If you’d like to learn more about text analytics, text mining, unstructured data mining, and several other synonymous terms for turning a big pile of words into meaningful data, here are some good resources.
- Predictive Analytics Today lists the top software and the top free software for text mining.
- KD Nuggets similarly lists free and paid mining tools.
- The MIT Review boils the most popular fiction down to just six plots. There’s an interactive analyzer here.
If you want to sort piles of words into good/bad, happy/sad, calm/mad, and such, that’s where sentiment analysis comes into play.
- MashApe lists some great APIs to plug into your data.
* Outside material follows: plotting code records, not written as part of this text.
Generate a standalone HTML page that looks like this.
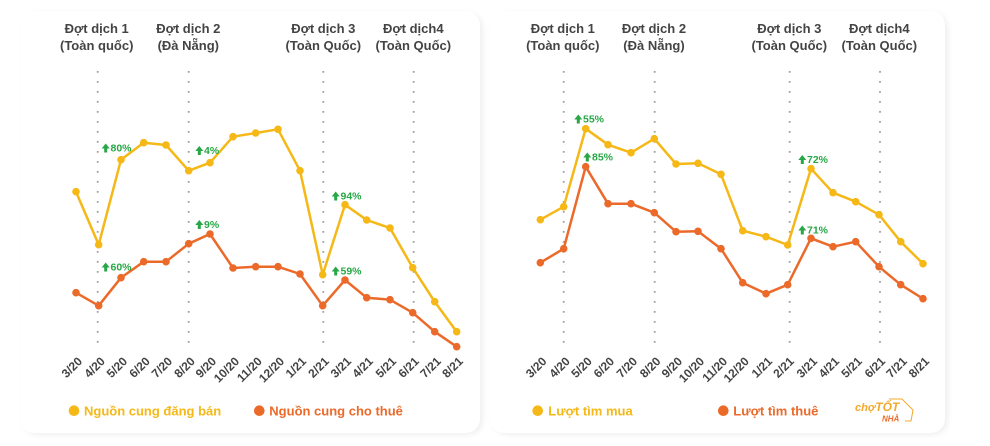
<!DOCTYPE html>
<html><head><meta charset="utf-8">
<style>
html,body{margin:0;padding:0;background:#fff;}
body{width:990px;height:446px;position:relative;overflow:hidden;font-family:"Liberation Sans","Noto Sans CJK SC",sans-serif;}
.card{position:absolute;background:#fff;border-radius:14px;box-shadow:3px 2px 7px -1px rgba(0,0,0,0.08);}
svg{position:absolute;left:0;top:0;}
</style></head>
<body>
<div class="card" style="left:20px;top:11px;width:460px;height:422px;"></div>
<div class="card" style="left:490px;top:11px;width:455px;height:422px;"></div>
<svg width="990" height="446" viewBox="0 0 990 446" xmlns="http://www.w3.org/2000/svg">
<defs>
<g id="up"><path d="M0,0 L4,-5 L8,0 L5.5,0 L5.5,4 L2.5,4 L2.5,0 Z" fill="#27a745"/></g>
</defs>
<g font-family="Liberation Sans, sans-serif" font-weight="bold" font-size="13" fill="#444" text-anchor="middle">
<text x="96.7" y="33">Đợt dịch 1</text><text x="96.7" y="50">(Toàn quốc)</text>
<text x="188.3" y="33">Đợt dịch 2</text><text x="188.3" y="50">(Đà Nẵng)</text>
<text x="323.3" y="33">Đợt dịch 3</text><text x="323.3" y="50">(Toàn Quốc)</text>
<text x="413.3" y="33">Đợt dịch4</text><text x="413.3" y="50">(Toàn Quốc)</text>
<text x="562.8" y="33">Đợt dịch 1</text><text x="562.8" y="50">(Toàn quốc)</text>
<text x="654" y="33">Đợt dịch 2</text><text x="654" y="50">(Đà Nẵng)</text>
<text x="789.3" y="33">Đợt dịch 3</text><text x="789.3" y="50">(Toàn Quốc)</text>
<text x="879.3" y="33">Đợt dịch4</text><text x="879.3" y="50">(Toàn Quốc)</text>
</g>
<g stroke="#a0a0a0" stroke-width="1.8" stroke-dasharray="1.8 8.2" fill="none">
<line x1="97.7" y1="71" x2="97.7" y2="348"/>
<line x1="188.7" y1="71" x2="188.7" y2="348"/>
<line x1="323.3" y1="71" x2="323.3" y2="348"/>
<line x1="413.7" y1="71" x2="413.7" y2="348"/>
<line x1="563.7" y1="71" x2="563.7" y2="348"/>
<line x1="654.7" y1="71" x2="654.7" y2="348"/>
<line x1="789.7" y1="71" x2="789.7" y2="348"/>
<line x1="880" y1="71" x2="880" y2="348"/>
</g>
<!-- Left chart -->
<polyline fill="none" stroke="#f5b816" stroke-width="2.5" stroke-linejoin="round" points="76,191.7 98.7,244.7 121,159.7 143.7,142.7 166,145 188.7,170.7 210,162.7 233,136.7 255.7,133 278,129.3 300,170.7 322.7,274.7 345,204.7 366.7,220 390,228 412.7,267.7 434.7,301.7 456.7,331.7"/>
<g fill="#f5b816">
<circle cx="76" cy="191.7" r="3.8"/><circle cx="98.7" cy="244.7" r="3.8"/><circle cx="121" cy="159.7" r="3.8"/><circle cx="143.7" cy="142.7" r="3.8"/><circle cx="166" cy="145" r="3.8"/><circle cx="188.7" cy="170.7" r="3.8"/><circle cx="210" cy="162.7" r="3.8"/><circle cx="233" cy="136.7" r="3.8"/><circle cx="255.7" cy="133" r="3.8"/><circle cx="278" cy="129.3" r="3.8"/><circle cx="300" cy="170.7" r="3.8"/><circle cx="322.7" cy="274.7" r="3.8"/><circle cx="345" cy="204.7" r="3.8"/><circle cx="366.7" cy="220" r="3.8"/><circle cx="390" cy="228" r="3.8"/><circle cx="412.7" cy="267.7" r="3.8"/><circle cx="434.7" cy="301.7" r="3.8"/><circle cx="456.7" cy="331.7" r="3.8"/>
</g>
<polyline fill="none" stroke="#eb6a2a" stroke-width="2.5" stroke-linejoin="round" points="76,292.7 98.7,305.7 121,277.7 143.7,261.7 166,261.7 188.7,243.7 210,234 233,268 255.7,266.7 278,266.7 300,274 322.7,305.7 345,280 366.7,297.7 390,299.7 412.7,312.7 434.7,331.7 456.7,346.7"/>
<g fill="#eb6a2a">
<circle cx="76" cy="292.7" r="3.8"/><circle cx="98.7" cy="305.7" r="3.8"/><circle cx="121" cy="277.7" r="3.8"/><circle cx="143.7" cy="261.7" r="3.8"/><circle cx="166" cy="261.7" r="3.8"/><circle cx="188.7" cy="243.7" r="3.8"/><circle cx="210" cy="234" r="3.8"/><circle cx="233" cy="268" r="3.8"/><circle cx="255.7" cy="266.7" r="3.8"/><circle cx="278" cy="266.7" r="3.8"/><circle cx="300" cy="274" r="3.8"/><circle cx="322.7" cy="305.7" r="3.8"/><circle cx="345" cy="280" r="3.8"/><circle cx="366.7" cy="297.7" r="3.8"/><circle cx="390" cy="299.7" r="3.8"/><circle cx="412.7" cy="312.7" r="3.8"/><circle cx="434.7" cy="331.7" r="3.8"/><circle cx="456.7" cy="346.7" r="3.8"/>
</g>
<!-- Right chart -->
<polyline fill="none" stroke="#f5b816" stroke-width="2.5" stroke-linejoin="round" points="540.3,219.7 563.7,206.7 585.7,128.7 608,144.7 631,152.7 654.3,138.7 676,164 698,163.3 721,174.3 742.7,230.7 766,236.7 787.7,245 811,168.7 833,192.7 855.7,201.7 879,214.7 900.7,241.7 923,263.7"/>
<g fill="#f5b816">
<circle cx="540.3" cy="219.7" r="3.8"/><circle cx="563.7" cy="206.7" r="3.8"/><circle cx="585.7" cy="128.7" r="3.8"/><circle cx="608" cy="144.7" r="3.8"/><circle cx="631" cy="152.7" r="3.8"/><circle cx="654.3" cy="138.7" r="3.8"/><circle cx="676" cy="164" r="3.8"/><circle cx="698" cy="163.3" r="3.8"/><circle cx="721" cy="174.3" r="3.8"/><circle cx="742.7" cy="230.7" r="3.8"/><circle cx="766" cy="236.7" r="3.8"/><circle cx="787.7" cy="245" r="3.8"/><circle cx="811" cy="168.7" r="3.8"/><circle cx="833" cy="192.7" r="3.8"/><circle cx="855.7" cy="201.7" r="3.8"/><circle cx="879" cy="214.7" r="3.8"/><circle cx="900.7" cy="241.7" r="3.8"/><circle cx="923" cy="263.7" r="3.8"/>
</g>
<polyline fill="none" stroke="#eb6a2a" stroke-width="2.5" stroke-linejoin="round" points="540.3,262.7 563.7,248.7 585.7,166.7 608,203.7 631,203.7 654.3,212.7 676,231.7 698,231.3 721,248.7 742.7,282.7 766,293.7 787.7,284.7 811,238.3 833,246.7 855.7,241.7 879,266.7 900.7,284.7 923,298.7"/>
<g fill="#eb6a2a">
<circle cx="540.3" cy="262.7" r="3.8"/><circle cx="563.7" cy="248.7" r="3.8"/><circle cx="585.7" cy="166.7" r="3.8"/><circle cx="608" cy="203.7" r="3.8"/><circle cx="631" cy="203.7" r="3.8"/><circle cx="654.3" cy="212.7" r="3.8"/><circle cx="676" cy="231.7" r="3.8"/><circle cx="698" cy="231.3" r="3.8"/><circle cx="721" cy="248.7" r="3.8"/><circle cx="742.7" cy="282.7" r="3.8"/><circle cx="766" cy="293.7" r="3.8"/><circle cx="787.7" cy="284.7" r="3.8"/><circle cx="811" cy="238.3" r="3.8"/><circle cx="833" cy="246.7" r="3.8"/><circle cx="855.7" cy="241.7" r="3.8"/><circle cx="879" cy="266.7" r="3.8"/><circle cx="900.7" cy="284.7" r="3.8"/><circle cx="923" cy="298.7" r="3.8"/>
</g>
<!-- annotations -->
<g font-family="Liberation Sans, sans-serif" font-weight="bold" font-size="10.5" fill="#27a745">
<use href="#up" x="101.7" y="148.5"/><text x="110.5" y="151.5">80%</text>
<use href="#up" x="195.3" y="151"/><text x="204" y="154">4%</text>
<use href="#up" x="331.7" y="196.5"/><text x="340.5" y="199.5">94%</text>
<use href="#up" x="195.3" y="225"/><text x="204" y="228">9%</text>
<use href="#up" x="101.7" y="267.5"/><text x="110.5" y="270.5">60%</text>
<use href="#up" x="331.7" y="271.5"/><text x="340.5" y="274.5">59%</text>
<use href="#up" x="574.3" y="119.5"/><text x="583" y="122.5">55%</text>
<use href="#up" x="583.3" y="157.5"/><text x="592" y="160.5">85%</text>
<use href="#up" x="798.3" y="160"/><text x="807" y="163">72%</text>
<use href="#up" x="798.3" y="230.5"/><text x="807" y="233.5">71%</text>
</g>
<!-- tick labels -->
<g font-family="Liberation Sans, sans-serif" font-weight="bold" font-size="12" fill="#444" text-anchor="end">
<text transform="translate(83,362) rotate(-45)">3/20</text>
<text transform="translate(105.7,362) rotate(-45)">4/20</text>
<text transform="translate(128,362) rotate(-45)">5/20</text>
<text transform="translate(150.7,362) rotate(-45)">6/20</text>
<text transform="translate(173,362) rotate(-45)">7/20</text>
<text transform="translate(195.7,362) rotate(-45)">8/20</text>
<text transform="translate(217,362) rotate(-45)">9/20</text>
<text transform="translate(240,362) rotate(-45)">10/20</text>
<text transform="translate(262.7,362) rotate(-45)">11/20</text>
<text transform="translate(285,362) rotate(-45)">12/20</text>
<text transform="translate(307,362) rotate(-45)">1/21</text>
<text transform="translate(329.7,362) rotate(-45)">2/21</text>
<text transform="translate(352,362) rotate(-45)">3/21</text>
<text transform="translate(373.7,362) rotate(-45)">4/21</text>
<text transform="translate(397,362) rotate(-45)">5/21</text>
<text transform="translate(419.7,362) rotate(-45)">6/21</text>
<text transform="translate(441.7,362) rotate(-45)">7/21</text>
<text transform="translate(463.7,362) rotate(-45)">8/21</text>
<text transform="translate(547.3,362) rotate(-45)">3/20</text>
<text transform="translate(570.7,362) rotate(-45)">4/20</text>
<text transform="translate(592.7,362) rotate(-45)">5/20</text>
<text transform="translate(615,362) rotate(-45)">6/20</text>
<text transform="translate(638,362) rotate(-45)">7/20</text>
<text transform="translate(661.3,362) rotate(-45)">8/20</text>
<text transform="translate(683,362) rotate(-45)">9/20</text>
<text transform="translate(705,362) rotate(-45)">10/20</text>
<text transform="translate(728,362) rotate(-45)">11/20</text>
<text transform="translate(749.7,362) rotate(-45)">12/20</text>
<text transform="translate(773,362) rotate(-45)">1/21</text>
<text transform="translate(794.7,362) rotate(-45)">2/21</text>
<text transform="translate(818,362) rotate(-45)">3/21</text>
<text transform="translate(840,362) rotate(-45)">4/21</text>
<text transform="translate(862.7,362) rotate(-45)">5/21</text>
<text transform="translate(886,362) rotate(-45)">6/21</text>
<text transform="translate(907.7,362) rotate(-45)">7/21</text>
<text transform="translate(930,362) rotate(-45)">8/21</text>
</g>
<!-- legends -->
<g font-family="Liberation Sans, sans-serif" font-weight="bold" font-size="13">
<circle cx="74" cy="410.7" r="5.3" fill="#f5b816"/><text x="84" y="415.5" fill="#f5b816">Nguồn cung đăng bán</text>
<circle cx="259.3" cy="410.7" r="5.3" fill="#eb6a2a"/><text x="269.3" y="415.5" fill="#eb6a2a">Nguồn cung cho thuê</text>
<circle cx="537.7" cy="410.7" r="5.3" fill="#f5b816"/><text x="548.3" y="415.5" fill="#f5b816">Lượt tìm mua</text>
<circle cx="723.3" cy="410.7" r="5.3" fill="#eb6a2a"/><text x="733.3" y="415.5" fill="#eb6a2a">Lượt tìm thuê</text>
</g>
<!-- logo -->
<g font-family="Liberation Sans, sans-serif" font-weight="bold" font-style="italic">
<text x="855" y="411" font-size="11" fill="#f3a92a">chợ<tspan font-size="12">TỐT</tspan></text>
<text x="882" y="421.5" font-size="8" fill="#ee6d2c">NHÀ</text>
<path d="M889,399 L902,399 L913,410 L911,421 L905,421" fill="none" stroke="#f3a92a" stroke-width="1"/>
</g>
</svg>
</body></html>
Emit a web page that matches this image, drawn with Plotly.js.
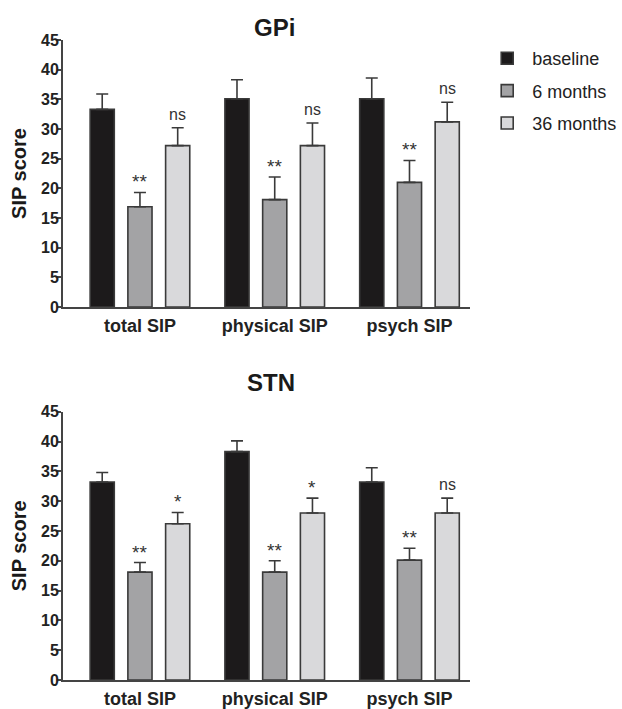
<!DOCTYPE html>
<html><head><meta charset="utf-8">
<script src="https://cdn.plot.ly/plotly-3.0.1.min.js"></script>
<style>body{margin:0;background:#fff}#c{width:622px;height:709px}</style>
</head><body><div id="c"></div>
<script>
const categories = ["total SIP", "physical SIP", "psych SIP"];
const seriesNames = ["baseline", "6 months", "36 months"];
const gpiValues = [[33.3, 35.1, 35.1], [16.9, 18.1, 21.0], [27.2, 27.2, 31.2]];
const gpiErrors = [[2.6, 3.2, 3.5], [2.4, 3.8, 3.7], [3.0, 3.8, 3.3]];
const stnValues = [[33.2, 38.3, 33.2], [18.1, 18.1, 20.1], [26.2, 28.0, 28.0]];
const stnErrors = [[1.6, 1.8, 2.4], [1.6, 1.9, 2.0], [1.9, 2.5, 2.5]];
const gpiSig = [["", "", ""], ["**", "**", "**"], ["ns", "ns", "ns"]];
const stnSig = [["", "", ""], ["**", "**", "**"], ["*", "*", "ns"]];
const yTicks = [0, 5, 10, 15, 20, 25, 30, 35, 40, 45];

const fills = ["#1c1a1b", "#a3a3a5", "#d9d9db"];
const FONT = "Liberation Sans, Arial, Helvetica, sans-serif";
const BARGAP = 0.16;
const slot = (1 - BARGAP) / 3;

const traces = [];
const annotations = [];
function addPanel(vals, errs, sig, xa, ya, showLeg) {
  for (let s = 0; s < 3; s++) {
    traces.push({
      type: "bar", x: categories, y: vals[s], name: seriesNames[s],
      xaxis: xa, yaxis: ya, showlegend: showLeg, legendgroup: seriesNames[s],
      marker: {color: fills[s], line: {color: "#3a3a3a", width: 1.6}},
      error_y: {type: "data", symmetric: false, array: errs[s],
        arrayminus: errs[s].map(() => 0), color: "#3a3a3a", thickness: 1.6, width: 6},
      hoverinfo: "skip"
    });
    for (let i = 0; i < 3; i++) {
      if (!sig[s][i]) continue;
      const isNs = sig[s][i] === "ns";
      annotations.push({
        xref: xa, yref: ya, x: i + (s - 1) * slot, y: vals[s][i] + errs[s][i],
        text: sig[s][i], showarrow: false, yanchor: "bottom", yshift: isNs ? 3 : -2,
        font: {family: FONT, size: isNs ? 16 : 19, color: "#333"}
      });
    }
  }
}
addPanel(gpiValues, gpiErrors, gpiSig, "x", "y", true);
addPanel(stnValues, stnErrors, stnSig, "x2", "y2", false);

annotations.push({xref: "paper", yref: "paper", x: 0.52, y: 1.0, yshift: 28, text: "<b>GPi</b>",
  showarrow: false, font: {family: FONT, size: 24, color: "#1a1a1a"}});
annotations.push({xref: "paper", yref: "paper", x: 0.51, y: 0.4192, yshift: 29, text: "<b>STN</b>",
  showarrow: false, font: {family: FONT, size: 24, color: "#1a1a1a"}});

function yaxis(domain, anchor) {
  return {domain: domain, anchor: anchor, range: [0, 45], tickvals: yTicks, ticktext: yTicks.map(v => "<b>" + v + "</b>"),
    ticks: "outside", ticklen: 4, tickwidth: 2, tickcolor: "#444", showline: true, linecolor: "#444", linewidth: 2,
    showgrid: false, zeroline: false, ticklabelstandoff: -5, tickfont: {family: FONT, size: 16, color: "#222"},
    title: {text: "<b>SIP score</b>", font: {family: FONT, size: 20, color: "#1a1a1a"}, standoff: 9}};
}
function xaxis(anchor) {
  return {anchor: anchor, type: "category", range: [-0.571, 2.449], showline: true, linecolor: "#444", linewidth: 2,
    tickvals: categories, ticktext: categories.map(c => "<b>" + c + "</b>"),
    ticks: "", showgrid: false, zeroline: false, ticklabelstandoff: 1,
    tickfont: {family: FONT, size: 18, color: "#222"}};
}

const layout = {
  width: 622, height: 709, paper_bgcolor: "#fff", plot_bgcolor: "#fff",
  margin: {l: 63, r: 152, t: 40, b: 29, autoexpand: false},
  barmode: "group", bargap: BARGAP, bargroupgap: 0.36,
  xaxis: xaxis("y"), yaxis: yaxis([0.5828, 1], "x"),
  xaxis2: xaxis("y2"), yaxis2: yaxis([0, 0.4192], "x2"),
  showlegend: true,
  legend: {x: 1.03, y: 1.0, xanchor: "left", yanchor: "top", tracegroupgap: 6, itemwidth: 40,
    font: {family: FONT, size: 18, color: "#222"}, bgcolor: "rgba(0,0,0,0)"},
  annotations: annotations
};
Plotly.newPlot("c", traces, layout, {displayModeBar: false, staticPlot: true});
</script></body></html>
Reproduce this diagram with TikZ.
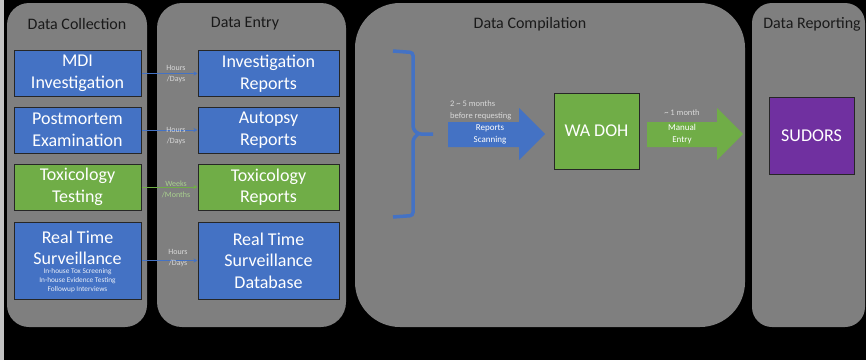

- Liz Rush reveals code to use sentiment APIs (and other cool algorithms).
SQL Server and R
Most of my database career has been using Microsoft SQL Server. I’m at the beginning stages of learning R, a data science language.
- Microsoft’s Cognitive Services (available through the Azure Data Market) includes a few text analytics APIs.
- R can be used for many text mining purposes.
- MS SQL Tips has a step-by-step beginner’s guide for text mining in SQL.
- The SQL Bits conference has this video of Dejan Sarka‘s walkthrough of text analysis in SQL Server 2014.
- This SQL Server Data Mining site is chock-full of links and examples.
Mining the Bible
As a case study, I’ve imported dozens of translations of the Bible into SQL Server, where I can look for correlations. It’s an interesting text to work with, since all these translations (a) started from the original Hebrew and Greek, (b) are written in English, and (c) have passages uniquely identified through a numbering system. That allows for some intense analysis.
Here is some great work that other people have already done in that field.
- Chris Harrison has turned all the cross-references into this beautiful rainbow of links.
- Open Bible has run the Bible through sentiment analysis to find the positive / negative blow of the Bible as a whole.
- The Guardian published this graph combining holy books of several religions.